___ LISTED ENTRIES ___

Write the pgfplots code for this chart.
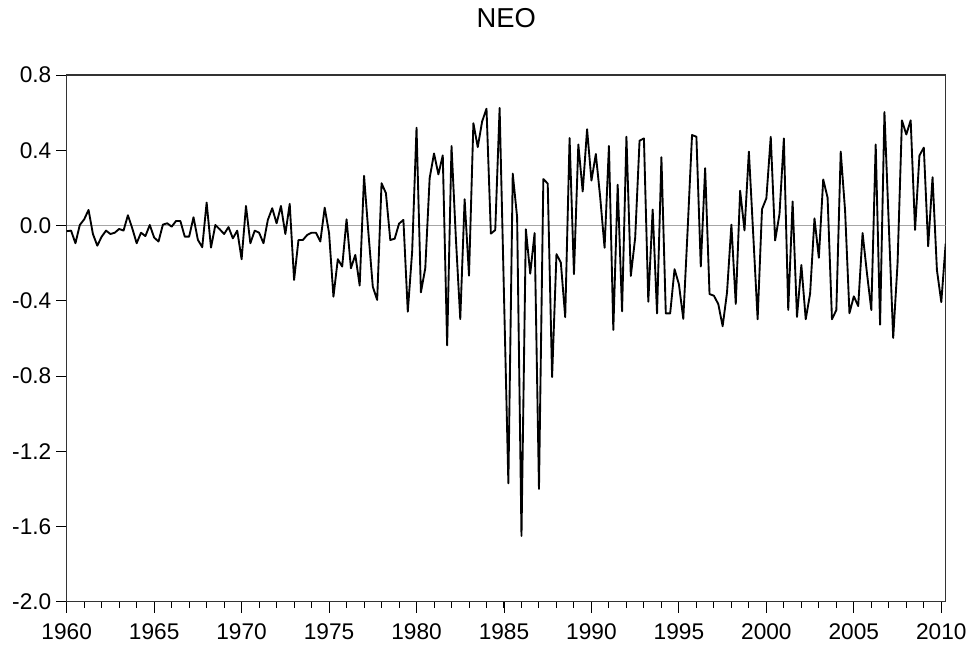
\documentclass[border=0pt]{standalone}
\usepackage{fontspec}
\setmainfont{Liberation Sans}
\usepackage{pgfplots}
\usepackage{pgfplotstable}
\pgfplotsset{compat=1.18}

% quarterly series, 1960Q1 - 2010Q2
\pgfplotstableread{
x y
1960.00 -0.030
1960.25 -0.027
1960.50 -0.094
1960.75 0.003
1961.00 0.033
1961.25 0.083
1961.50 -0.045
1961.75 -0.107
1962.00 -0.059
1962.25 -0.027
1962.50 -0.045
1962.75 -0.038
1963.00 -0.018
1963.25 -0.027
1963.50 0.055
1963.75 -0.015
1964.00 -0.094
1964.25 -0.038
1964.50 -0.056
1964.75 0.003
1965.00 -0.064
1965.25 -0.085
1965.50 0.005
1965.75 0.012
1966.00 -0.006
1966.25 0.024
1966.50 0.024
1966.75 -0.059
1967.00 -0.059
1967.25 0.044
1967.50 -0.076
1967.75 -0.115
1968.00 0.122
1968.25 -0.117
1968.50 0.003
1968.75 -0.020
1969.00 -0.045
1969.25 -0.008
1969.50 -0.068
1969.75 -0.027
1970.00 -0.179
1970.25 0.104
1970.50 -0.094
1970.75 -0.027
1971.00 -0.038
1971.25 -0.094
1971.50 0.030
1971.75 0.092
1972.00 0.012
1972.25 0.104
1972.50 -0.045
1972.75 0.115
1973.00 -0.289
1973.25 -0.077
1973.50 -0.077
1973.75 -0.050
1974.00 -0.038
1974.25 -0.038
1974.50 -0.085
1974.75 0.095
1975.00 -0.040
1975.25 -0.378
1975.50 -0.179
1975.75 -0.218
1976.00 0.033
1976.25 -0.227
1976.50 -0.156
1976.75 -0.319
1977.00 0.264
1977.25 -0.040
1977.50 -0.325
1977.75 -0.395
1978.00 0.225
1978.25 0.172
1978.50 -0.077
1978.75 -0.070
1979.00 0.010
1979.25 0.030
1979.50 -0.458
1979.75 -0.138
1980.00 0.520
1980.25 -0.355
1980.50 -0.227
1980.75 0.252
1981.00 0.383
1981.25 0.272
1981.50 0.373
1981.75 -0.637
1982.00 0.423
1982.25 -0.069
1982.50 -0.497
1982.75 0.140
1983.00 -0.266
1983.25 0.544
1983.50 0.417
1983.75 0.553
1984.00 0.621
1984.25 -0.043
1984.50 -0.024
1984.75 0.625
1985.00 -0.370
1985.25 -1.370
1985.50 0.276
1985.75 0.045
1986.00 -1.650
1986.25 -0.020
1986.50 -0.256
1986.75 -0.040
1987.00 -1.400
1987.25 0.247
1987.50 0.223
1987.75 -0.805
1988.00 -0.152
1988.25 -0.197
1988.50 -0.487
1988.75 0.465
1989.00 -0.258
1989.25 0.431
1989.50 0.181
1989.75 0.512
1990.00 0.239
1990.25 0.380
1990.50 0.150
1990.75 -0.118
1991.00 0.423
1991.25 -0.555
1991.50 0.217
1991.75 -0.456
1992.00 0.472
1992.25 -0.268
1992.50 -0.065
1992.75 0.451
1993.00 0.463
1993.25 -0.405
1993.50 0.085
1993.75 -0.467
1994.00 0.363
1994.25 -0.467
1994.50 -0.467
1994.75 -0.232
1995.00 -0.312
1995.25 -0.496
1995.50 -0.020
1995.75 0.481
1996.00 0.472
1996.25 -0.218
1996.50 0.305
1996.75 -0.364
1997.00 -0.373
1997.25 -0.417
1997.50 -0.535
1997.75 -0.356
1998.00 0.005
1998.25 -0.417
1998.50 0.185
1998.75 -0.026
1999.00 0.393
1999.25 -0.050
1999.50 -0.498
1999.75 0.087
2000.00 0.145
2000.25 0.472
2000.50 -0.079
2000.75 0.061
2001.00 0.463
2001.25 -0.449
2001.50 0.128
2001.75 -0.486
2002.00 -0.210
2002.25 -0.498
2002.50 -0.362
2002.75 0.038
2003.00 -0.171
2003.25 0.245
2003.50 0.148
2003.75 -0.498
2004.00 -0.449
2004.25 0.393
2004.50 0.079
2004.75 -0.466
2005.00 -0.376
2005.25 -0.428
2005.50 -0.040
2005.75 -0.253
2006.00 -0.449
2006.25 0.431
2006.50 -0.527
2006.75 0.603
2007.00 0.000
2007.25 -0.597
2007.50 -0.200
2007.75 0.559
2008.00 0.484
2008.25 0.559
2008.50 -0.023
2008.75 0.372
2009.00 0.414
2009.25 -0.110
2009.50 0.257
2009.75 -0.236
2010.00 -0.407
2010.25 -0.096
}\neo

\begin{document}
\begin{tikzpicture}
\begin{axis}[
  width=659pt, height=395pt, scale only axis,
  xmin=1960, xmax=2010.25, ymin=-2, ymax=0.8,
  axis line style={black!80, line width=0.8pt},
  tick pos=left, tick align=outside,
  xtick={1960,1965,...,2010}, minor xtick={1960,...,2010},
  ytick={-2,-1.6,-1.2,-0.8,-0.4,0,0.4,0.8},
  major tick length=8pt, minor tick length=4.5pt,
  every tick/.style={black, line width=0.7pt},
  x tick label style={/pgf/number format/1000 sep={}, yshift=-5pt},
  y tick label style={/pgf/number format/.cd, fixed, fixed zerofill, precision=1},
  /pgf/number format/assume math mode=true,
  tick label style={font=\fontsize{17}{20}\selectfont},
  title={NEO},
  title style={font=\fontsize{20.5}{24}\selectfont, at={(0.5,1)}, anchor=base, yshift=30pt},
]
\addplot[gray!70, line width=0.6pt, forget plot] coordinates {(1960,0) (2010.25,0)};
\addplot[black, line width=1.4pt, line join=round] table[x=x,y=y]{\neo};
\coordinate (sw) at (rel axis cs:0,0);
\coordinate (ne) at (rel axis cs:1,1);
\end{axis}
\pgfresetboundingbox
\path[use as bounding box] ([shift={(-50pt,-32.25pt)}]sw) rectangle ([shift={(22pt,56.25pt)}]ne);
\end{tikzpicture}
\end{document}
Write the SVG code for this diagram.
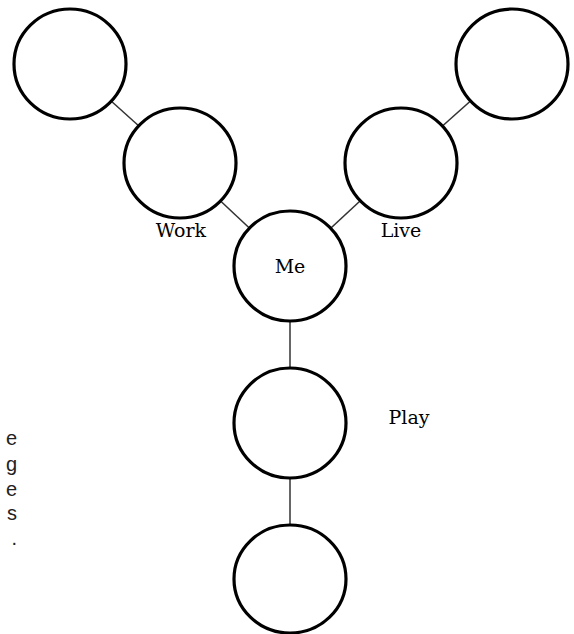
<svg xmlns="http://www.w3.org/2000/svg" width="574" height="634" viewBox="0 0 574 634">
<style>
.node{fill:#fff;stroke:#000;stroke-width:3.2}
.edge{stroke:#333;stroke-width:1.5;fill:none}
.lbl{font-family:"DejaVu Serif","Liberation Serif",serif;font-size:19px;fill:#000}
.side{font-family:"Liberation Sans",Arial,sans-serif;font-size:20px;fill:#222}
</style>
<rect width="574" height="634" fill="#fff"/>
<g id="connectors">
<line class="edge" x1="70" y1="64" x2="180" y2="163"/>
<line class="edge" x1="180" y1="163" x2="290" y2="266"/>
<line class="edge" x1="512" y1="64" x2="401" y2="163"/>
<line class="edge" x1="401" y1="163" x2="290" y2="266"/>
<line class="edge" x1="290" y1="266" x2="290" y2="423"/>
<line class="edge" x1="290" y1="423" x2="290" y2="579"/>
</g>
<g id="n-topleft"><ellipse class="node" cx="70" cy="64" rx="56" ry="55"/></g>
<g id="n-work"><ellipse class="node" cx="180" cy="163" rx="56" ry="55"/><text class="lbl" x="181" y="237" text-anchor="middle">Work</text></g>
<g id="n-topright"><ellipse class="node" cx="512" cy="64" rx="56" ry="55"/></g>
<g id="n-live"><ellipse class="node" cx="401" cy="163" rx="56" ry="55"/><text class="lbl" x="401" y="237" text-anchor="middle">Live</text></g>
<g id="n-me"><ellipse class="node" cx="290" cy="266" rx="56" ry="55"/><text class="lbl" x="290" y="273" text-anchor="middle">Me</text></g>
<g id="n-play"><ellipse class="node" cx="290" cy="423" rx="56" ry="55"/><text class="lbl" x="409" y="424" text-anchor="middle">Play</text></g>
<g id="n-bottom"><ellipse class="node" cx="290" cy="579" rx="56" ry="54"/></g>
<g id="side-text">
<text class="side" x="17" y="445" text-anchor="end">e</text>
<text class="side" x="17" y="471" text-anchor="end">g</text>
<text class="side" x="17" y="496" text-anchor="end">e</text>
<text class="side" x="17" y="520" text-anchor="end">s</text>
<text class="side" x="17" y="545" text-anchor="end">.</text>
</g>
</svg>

___

Go through the entries and return each line where the word "code" appears.

[WORKED ANSWER]
Write the pgfplots code for this chart.
Write the SVG code for this diagram.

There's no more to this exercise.